> EXERCISE TASK:
Count how many lines of the data include "would". The answer is that number and nothing else.

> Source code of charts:
________________________

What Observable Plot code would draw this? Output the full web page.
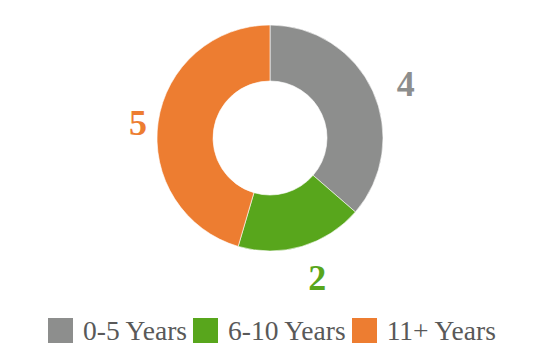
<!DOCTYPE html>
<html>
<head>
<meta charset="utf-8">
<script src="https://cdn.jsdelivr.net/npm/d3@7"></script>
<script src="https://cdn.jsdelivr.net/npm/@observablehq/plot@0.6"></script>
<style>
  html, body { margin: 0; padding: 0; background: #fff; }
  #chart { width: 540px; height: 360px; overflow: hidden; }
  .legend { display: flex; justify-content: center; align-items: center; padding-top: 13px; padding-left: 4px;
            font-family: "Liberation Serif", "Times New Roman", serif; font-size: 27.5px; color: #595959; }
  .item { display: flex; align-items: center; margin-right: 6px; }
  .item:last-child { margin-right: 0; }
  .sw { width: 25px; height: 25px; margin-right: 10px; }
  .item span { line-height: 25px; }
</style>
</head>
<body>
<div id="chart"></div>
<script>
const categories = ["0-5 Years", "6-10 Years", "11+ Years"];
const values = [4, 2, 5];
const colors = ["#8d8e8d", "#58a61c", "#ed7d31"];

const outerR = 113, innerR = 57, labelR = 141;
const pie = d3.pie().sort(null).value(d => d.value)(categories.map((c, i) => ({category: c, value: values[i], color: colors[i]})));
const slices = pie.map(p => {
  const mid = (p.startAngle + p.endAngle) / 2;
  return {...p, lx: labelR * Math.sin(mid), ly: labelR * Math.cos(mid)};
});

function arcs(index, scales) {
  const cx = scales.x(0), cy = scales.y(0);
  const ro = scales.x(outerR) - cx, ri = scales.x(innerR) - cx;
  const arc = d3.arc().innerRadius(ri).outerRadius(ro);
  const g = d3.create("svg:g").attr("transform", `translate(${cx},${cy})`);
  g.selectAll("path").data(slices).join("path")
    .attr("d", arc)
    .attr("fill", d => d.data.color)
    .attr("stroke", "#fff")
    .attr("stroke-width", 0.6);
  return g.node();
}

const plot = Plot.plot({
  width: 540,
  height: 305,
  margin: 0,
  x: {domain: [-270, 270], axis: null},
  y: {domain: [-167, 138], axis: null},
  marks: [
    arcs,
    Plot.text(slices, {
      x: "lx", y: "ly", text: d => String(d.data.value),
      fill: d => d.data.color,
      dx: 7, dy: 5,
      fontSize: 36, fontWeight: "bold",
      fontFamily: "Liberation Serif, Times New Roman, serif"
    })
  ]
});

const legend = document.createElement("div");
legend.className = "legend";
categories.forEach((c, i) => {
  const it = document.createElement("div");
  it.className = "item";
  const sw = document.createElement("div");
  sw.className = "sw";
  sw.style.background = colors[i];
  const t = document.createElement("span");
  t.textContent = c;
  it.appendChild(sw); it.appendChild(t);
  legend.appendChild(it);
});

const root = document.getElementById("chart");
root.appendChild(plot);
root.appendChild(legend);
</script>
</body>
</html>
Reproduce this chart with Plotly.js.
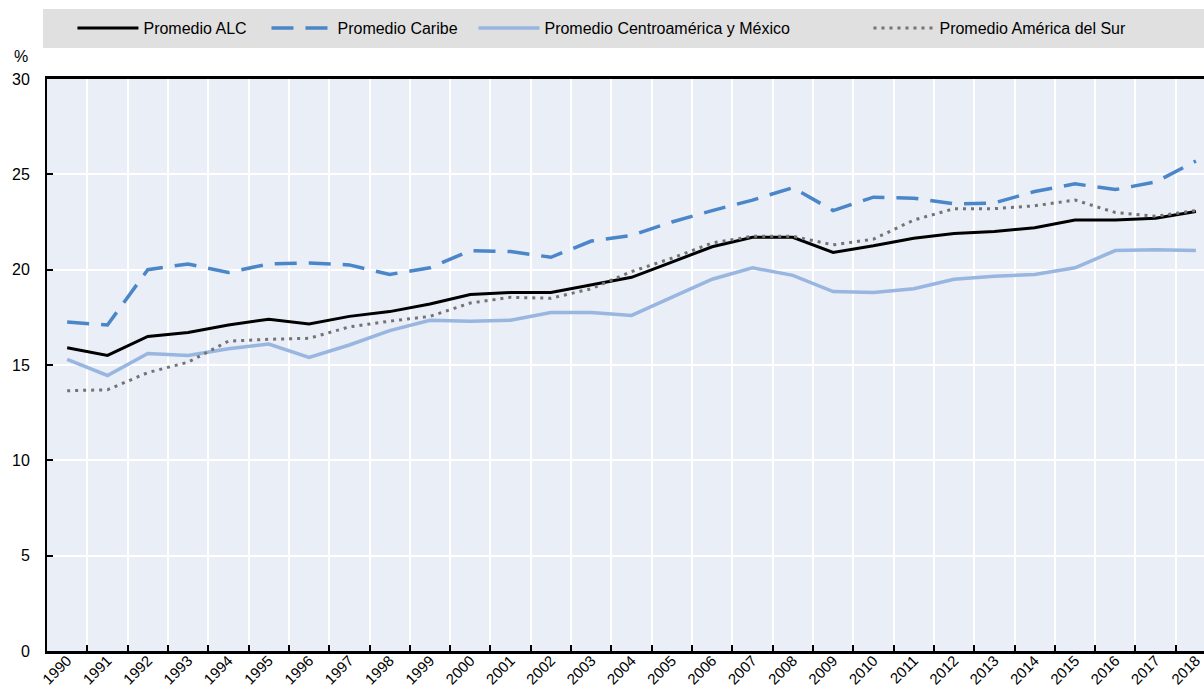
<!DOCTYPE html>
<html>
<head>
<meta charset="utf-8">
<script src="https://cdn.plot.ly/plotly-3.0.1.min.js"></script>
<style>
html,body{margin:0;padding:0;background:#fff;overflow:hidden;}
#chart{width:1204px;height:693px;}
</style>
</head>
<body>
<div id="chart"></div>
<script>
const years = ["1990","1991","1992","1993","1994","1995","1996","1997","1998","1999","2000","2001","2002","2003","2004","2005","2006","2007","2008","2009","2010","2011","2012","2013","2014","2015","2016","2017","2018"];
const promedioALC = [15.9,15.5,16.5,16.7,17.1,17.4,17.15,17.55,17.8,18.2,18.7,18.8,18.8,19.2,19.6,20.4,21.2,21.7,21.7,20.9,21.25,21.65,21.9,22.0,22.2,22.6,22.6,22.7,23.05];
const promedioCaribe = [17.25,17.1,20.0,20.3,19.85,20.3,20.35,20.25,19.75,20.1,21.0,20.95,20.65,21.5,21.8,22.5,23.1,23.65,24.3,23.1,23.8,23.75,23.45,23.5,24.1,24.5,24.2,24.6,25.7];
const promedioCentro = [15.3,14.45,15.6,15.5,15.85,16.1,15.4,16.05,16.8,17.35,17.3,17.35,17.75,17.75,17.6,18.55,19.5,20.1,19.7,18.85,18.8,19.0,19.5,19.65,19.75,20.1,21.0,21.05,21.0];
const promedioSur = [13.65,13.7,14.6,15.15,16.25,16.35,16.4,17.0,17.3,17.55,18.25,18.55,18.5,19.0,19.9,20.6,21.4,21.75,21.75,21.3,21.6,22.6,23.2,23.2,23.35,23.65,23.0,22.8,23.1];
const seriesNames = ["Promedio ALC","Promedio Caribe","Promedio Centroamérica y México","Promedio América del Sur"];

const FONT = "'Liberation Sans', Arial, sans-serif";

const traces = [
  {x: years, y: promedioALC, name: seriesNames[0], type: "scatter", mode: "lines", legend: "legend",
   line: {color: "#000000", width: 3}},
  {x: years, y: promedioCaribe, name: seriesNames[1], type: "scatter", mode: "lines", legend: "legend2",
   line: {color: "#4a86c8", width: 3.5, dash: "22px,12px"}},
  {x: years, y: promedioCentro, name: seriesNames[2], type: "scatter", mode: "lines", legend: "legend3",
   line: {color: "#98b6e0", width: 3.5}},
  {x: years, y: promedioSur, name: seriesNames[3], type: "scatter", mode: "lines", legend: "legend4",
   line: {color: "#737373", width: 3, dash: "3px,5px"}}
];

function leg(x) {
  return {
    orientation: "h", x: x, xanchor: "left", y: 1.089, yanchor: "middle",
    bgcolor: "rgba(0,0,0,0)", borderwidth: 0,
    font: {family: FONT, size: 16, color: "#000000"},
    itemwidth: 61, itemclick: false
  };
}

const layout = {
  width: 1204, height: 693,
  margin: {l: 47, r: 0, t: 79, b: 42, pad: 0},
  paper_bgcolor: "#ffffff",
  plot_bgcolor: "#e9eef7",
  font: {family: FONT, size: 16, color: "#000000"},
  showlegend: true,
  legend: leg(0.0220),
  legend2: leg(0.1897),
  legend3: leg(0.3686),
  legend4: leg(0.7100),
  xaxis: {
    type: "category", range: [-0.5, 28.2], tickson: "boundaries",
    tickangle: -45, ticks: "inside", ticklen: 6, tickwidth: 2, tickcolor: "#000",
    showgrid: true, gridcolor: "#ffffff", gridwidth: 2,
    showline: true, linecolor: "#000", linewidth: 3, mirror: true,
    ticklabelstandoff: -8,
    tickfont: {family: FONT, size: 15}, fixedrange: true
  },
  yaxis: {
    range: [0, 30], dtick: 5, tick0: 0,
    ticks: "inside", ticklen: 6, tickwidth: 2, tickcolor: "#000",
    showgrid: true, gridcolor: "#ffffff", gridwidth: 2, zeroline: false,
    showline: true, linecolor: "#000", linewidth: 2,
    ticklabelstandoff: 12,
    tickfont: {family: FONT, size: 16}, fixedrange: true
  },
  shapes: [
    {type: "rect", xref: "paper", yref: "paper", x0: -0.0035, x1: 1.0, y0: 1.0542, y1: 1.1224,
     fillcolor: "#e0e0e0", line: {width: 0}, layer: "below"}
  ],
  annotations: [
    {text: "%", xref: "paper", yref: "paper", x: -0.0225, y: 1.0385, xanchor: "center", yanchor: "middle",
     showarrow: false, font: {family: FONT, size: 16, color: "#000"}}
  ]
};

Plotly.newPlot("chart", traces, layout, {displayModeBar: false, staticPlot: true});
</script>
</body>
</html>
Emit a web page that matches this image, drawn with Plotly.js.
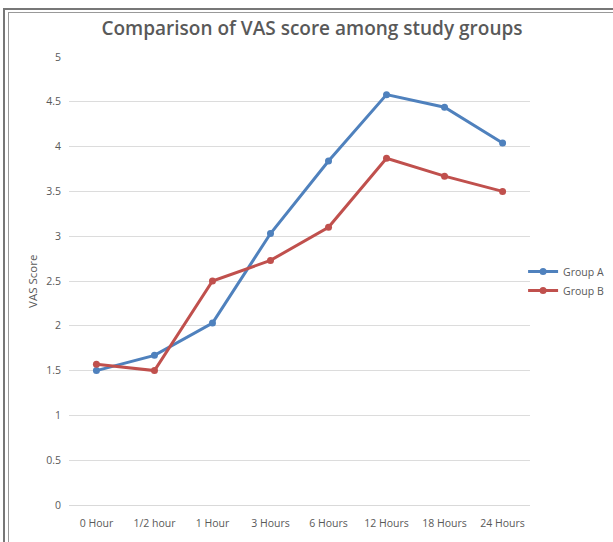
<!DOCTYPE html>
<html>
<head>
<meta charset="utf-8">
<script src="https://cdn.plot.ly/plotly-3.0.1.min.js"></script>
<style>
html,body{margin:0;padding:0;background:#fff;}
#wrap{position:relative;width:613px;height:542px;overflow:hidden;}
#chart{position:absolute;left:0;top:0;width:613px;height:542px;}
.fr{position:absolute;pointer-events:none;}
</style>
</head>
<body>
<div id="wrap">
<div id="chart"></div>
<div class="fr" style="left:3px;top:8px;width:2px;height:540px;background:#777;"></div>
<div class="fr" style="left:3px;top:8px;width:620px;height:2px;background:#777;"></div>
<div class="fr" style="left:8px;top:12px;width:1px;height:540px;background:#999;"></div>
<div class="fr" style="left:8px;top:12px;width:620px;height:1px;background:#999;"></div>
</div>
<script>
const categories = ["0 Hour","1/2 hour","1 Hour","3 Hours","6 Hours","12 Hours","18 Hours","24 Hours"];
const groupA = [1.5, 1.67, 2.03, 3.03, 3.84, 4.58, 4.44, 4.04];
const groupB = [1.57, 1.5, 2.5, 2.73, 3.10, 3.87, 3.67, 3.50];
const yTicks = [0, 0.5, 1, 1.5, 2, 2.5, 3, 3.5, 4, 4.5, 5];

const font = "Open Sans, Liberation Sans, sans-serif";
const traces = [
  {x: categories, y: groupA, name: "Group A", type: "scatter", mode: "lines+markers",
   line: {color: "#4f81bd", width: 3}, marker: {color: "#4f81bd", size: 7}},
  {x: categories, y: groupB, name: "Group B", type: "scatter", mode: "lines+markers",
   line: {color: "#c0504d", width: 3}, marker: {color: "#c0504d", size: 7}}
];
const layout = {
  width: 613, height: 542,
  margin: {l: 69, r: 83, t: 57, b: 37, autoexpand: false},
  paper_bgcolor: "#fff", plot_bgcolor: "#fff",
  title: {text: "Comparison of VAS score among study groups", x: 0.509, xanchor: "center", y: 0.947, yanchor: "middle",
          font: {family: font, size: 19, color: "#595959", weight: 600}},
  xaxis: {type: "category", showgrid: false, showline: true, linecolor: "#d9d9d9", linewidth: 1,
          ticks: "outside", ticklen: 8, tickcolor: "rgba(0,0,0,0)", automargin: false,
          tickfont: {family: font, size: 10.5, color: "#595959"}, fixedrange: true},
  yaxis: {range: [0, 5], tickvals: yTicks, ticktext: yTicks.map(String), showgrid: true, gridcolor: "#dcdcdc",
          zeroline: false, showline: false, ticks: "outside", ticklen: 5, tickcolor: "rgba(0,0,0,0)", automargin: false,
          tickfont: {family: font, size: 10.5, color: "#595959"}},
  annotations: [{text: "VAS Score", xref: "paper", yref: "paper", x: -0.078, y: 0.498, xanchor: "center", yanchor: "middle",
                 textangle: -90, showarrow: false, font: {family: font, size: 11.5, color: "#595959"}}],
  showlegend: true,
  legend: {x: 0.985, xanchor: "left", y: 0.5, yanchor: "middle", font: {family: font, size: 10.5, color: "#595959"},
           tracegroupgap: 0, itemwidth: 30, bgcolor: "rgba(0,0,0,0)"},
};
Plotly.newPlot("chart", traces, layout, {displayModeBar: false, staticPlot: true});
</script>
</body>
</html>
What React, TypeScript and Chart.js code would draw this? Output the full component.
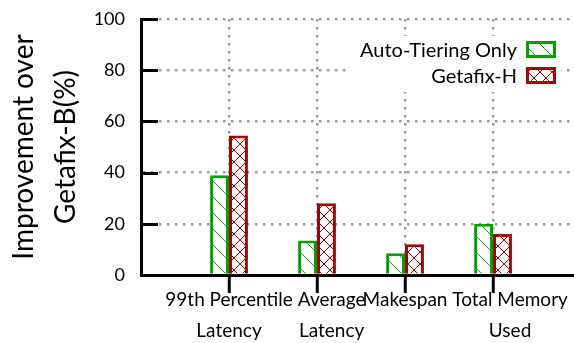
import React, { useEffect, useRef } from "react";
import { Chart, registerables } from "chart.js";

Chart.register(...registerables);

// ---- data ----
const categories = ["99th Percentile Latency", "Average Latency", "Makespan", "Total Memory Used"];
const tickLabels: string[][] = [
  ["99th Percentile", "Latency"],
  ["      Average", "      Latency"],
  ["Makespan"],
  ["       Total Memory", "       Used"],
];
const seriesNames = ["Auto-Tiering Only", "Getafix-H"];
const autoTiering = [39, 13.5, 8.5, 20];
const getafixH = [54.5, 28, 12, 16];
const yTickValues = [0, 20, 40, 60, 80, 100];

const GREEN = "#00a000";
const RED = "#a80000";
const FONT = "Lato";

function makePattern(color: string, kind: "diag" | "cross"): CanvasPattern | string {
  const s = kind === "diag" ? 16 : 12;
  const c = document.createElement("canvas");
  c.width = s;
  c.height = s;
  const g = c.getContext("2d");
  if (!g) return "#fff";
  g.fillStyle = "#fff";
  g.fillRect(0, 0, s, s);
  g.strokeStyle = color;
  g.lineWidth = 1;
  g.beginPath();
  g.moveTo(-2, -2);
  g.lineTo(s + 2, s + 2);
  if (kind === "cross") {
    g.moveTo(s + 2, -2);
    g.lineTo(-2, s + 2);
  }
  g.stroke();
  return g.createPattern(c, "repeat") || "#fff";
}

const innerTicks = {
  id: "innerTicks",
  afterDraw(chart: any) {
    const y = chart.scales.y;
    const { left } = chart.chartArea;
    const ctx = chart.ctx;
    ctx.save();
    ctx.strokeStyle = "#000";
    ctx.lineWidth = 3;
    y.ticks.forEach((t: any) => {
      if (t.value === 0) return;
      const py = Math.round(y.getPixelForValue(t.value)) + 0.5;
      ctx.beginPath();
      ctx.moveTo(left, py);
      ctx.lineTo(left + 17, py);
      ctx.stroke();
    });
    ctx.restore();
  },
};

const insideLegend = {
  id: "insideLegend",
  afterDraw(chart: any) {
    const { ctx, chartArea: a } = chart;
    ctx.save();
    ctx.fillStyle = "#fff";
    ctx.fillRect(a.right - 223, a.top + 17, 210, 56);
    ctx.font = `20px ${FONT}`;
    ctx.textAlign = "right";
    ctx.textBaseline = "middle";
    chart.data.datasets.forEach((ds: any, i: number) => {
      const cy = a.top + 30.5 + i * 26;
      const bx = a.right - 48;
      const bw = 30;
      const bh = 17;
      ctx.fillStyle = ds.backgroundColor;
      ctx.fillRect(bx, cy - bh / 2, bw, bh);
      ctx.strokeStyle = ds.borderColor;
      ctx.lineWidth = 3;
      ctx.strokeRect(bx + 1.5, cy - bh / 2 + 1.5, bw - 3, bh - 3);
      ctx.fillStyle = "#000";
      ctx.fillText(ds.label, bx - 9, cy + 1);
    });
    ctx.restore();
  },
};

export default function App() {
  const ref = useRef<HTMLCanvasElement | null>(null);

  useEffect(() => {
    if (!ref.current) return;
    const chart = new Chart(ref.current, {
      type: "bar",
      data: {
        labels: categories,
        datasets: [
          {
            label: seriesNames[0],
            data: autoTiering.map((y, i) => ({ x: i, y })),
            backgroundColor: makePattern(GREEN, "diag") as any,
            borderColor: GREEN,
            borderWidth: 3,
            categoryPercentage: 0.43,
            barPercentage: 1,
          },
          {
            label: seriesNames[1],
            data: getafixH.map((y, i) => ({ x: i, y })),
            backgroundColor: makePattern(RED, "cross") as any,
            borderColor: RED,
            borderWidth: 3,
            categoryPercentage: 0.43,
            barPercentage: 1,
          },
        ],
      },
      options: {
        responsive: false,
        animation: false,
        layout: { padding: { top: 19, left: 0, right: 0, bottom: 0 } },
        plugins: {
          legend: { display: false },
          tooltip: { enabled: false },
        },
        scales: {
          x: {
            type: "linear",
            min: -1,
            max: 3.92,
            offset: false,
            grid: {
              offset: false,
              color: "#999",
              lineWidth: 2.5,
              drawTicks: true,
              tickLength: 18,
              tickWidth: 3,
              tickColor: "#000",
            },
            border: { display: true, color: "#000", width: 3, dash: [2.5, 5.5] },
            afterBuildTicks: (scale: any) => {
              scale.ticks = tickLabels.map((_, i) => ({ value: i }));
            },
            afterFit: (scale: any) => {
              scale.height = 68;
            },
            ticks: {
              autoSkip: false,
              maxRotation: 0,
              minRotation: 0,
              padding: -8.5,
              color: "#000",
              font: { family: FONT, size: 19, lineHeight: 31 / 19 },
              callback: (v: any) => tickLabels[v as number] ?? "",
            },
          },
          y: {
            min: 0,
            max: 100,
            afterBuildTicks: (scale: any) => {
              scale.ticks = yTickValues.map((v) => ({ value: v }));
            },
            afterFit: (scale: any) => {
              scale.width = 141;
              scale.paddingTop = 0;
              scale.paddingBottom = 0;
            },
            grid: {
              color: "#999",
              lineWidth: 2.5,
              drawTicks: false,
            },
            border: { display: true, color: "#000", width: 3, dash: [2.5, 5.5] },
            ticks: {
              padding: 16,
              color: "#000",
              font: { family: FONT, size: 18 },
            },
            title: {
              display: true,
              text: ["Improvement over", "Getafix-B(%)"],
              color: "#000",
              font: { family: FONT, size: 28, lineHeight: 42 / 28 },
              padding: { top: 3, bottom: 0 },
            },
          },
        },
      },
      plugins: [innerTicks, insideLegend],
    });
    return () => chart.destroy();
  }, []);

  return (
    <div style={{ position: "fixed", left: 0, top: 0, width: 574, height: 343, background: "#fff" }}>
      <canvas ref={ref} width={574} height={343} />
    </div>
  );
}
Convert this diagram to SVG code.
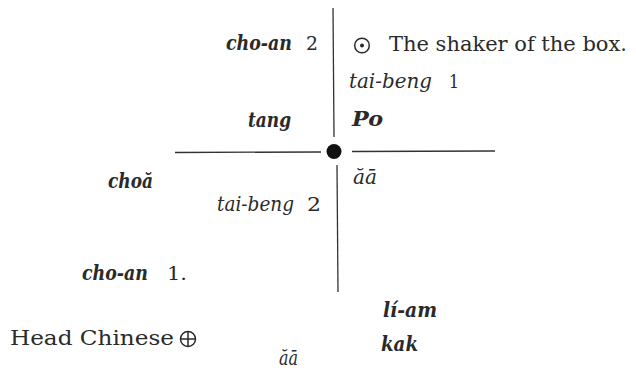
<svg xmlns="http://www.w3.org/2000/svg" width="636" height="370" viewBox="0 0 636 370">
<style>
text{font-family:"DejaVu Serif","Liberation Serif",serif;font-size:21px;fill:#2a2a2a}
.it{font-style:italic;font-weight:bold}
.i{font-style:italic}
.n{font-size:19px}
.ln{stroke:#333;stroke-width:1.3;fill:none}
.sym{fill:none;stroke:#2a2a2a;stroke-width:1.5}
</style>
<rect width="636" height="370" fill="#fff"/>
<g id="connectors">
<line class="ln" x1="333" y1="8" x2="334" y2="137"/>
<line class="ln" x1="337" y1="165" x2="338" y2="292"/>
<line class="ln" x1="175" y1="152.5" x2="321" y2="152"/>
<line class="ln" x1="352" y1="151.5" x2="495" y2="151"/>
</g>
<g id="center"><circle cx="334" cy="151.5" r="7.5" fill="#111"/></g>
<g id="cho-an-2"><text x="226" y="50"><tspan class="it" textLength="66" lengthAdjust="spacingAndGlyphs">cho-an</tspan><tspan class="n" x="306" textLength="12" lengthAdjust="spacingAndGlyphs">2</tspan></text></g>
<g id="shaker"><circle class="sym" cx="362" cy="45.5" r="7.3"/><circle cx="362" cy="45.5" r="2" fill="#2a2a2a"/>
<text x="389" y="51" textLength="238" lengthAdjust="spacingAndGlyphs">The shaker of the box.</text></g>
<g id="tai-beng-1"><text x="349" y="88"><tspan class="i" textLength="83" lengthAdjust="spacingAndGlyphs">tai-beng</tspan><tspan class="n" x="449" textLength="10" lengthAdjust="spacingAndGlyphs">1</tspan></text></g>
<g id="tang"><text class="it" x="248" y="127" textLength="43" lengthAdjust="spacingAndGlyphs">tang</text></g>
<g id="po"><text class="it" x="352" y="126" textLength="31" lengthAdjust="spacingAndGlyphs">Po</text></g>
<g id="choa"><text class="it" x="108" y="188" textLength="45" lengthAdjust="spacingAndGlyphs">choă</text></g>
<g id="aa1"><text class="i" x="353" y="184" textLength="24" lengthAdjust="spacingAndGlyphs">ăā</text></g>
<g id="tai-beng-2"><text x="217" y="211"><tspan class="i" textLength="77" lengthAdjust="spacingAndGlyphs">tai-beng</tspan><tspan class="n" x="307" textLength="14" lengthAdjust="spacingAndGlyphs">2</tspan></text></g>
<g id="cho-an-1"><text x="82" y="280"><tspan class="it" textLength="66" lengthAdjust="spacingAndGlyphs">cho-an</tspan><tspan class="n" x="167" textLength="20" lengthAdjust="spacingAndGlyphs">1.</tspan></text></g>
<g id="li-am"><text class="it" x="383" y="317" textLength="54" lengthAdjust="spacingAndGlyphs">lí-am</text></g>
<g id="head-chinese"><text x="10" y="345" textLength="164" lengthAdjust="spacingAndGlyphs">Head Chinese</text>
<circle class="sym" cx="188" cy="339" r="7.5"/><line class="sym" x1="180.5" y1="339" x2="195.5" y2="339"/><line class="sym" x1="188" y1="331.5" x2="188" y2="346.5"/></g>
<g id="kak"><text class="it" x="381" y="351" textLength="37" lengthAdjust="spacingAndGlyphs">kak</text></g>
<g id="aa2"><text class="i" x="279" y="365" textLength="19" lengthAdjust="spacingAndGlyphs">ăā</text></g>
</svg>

________________________

> RESULT:
2